One of these manoeuvres is to buy assets, offer these as collateral for loans and roll over the loans until they die.

At that point any capital gains accrued over the owner’s lifetime are zeroed out and the clock starts anew for their heirs, who then themselves “buy, borrow and die”, as this (perfectly legal) device is known.

However, taxing unrealised gains is complex and wrongheaded. It is also unnecessary. A similar end could be met with much less controversial means.

Since 2023 Nvidia’s founder Jensen Huang has made more than $100bn. 
Since 2023 Nvidia’s founder Jensen Huang has made more than $100bn.  Credit: I-Hwa Cheng/Bloomberg

Taxes should be simple to administer and collect.

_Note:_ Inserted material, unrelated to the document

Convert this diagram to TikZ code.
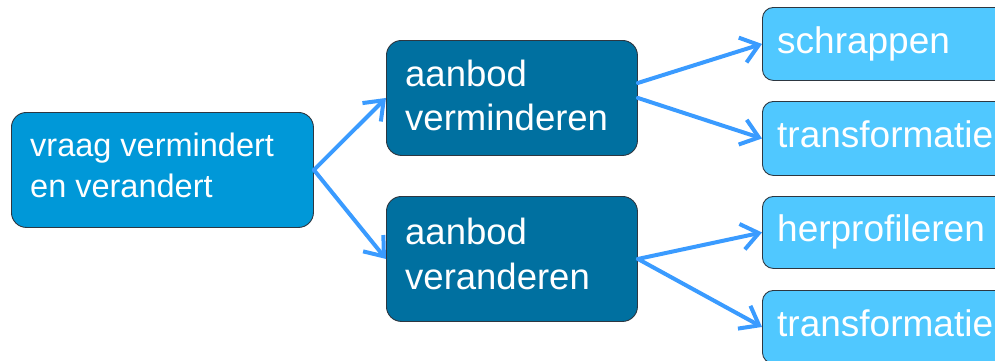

Ideally, they should also raise revenue while distorting behaviour as little as possible.

Taxing unrealised gains fails on each of these counts.

Calculating someone’s net worth is nightmarishly complicated even once, at their death, let alone every year.

America’s Internal Revenue Service took 12 years to put a value on Michael Jackson’s estate.

France, Sweden and a few other European countries that have tried to levy wealth taxes have abandoned their efforts after generating lots of administrative headaches but little actual revenue.

Taxing unrealised gains would also cause wild swings in the liabilities of people who own volatile assets, such as Mr Huang and his Nvidia shares.

Mr Biden’s proposal, which assesses the tax over five years, smoothes out some of this volatility.

But some taxpayers will still fail to get a rebate for their unrealised losses.

That could discourage angel investors and other serial risk-takers from backing promising ventures whose stratospheric valuations could suddenly collapse, and which can be hard to price.

And, in America, taxing unrealised gains may be unconstitutional.

Any day now the Supreme Court will rule in a case in which the plaintiffs claim that a one-off levy on foreign investments in 2017 was illegal because it taxed their unrealised gains.

Even if the justices issue a narrow ruling that leaves the principle intact, Mr Biden’s idea will be challenged.

What, then, are the tax authorities to do?

In America, they could start by ending the rule that lets inheritors reset the clock for capital-gains each time someone dies.

This provision of the tax code, called “step-up in basis”, was introduced in 1921, five years after estate taxes, which are assessed on the market value of assets at the owner’s death.

The goal was to avoid double taxation. If heirs paid estate tax on this fair value, they should not also pay tax on any further capital gains.

This rationale looks flimsy now that the biggest estates are built not on earned income, which would have been taxed throughout an estate-builder’s life, but on assets’ appreciation, which was not.

Heirs who get rich thanks to their benefactor’s “buy, borrow, die” are therefore treated very differently from those who inherited a fortune by amassing taxed income.

Scrapping step-up in basis could yield perhaps a quarter of the $500bn, or 2 per cent of GDP, that Mr Biden hopes to get from his wealth tax, at a far lower administrative cost.

Taxing capital gains at death would raise the same again.

He could realise much of the rest by closing other loopholes, notably the “carried interest” provision which lets buyout barons pay capital-gains tax rather than (typically higher) income tax on their private-equity firms’ investment profits.

Going after unrealised gains is easy to understand and therefore good politics. But it is bad economics.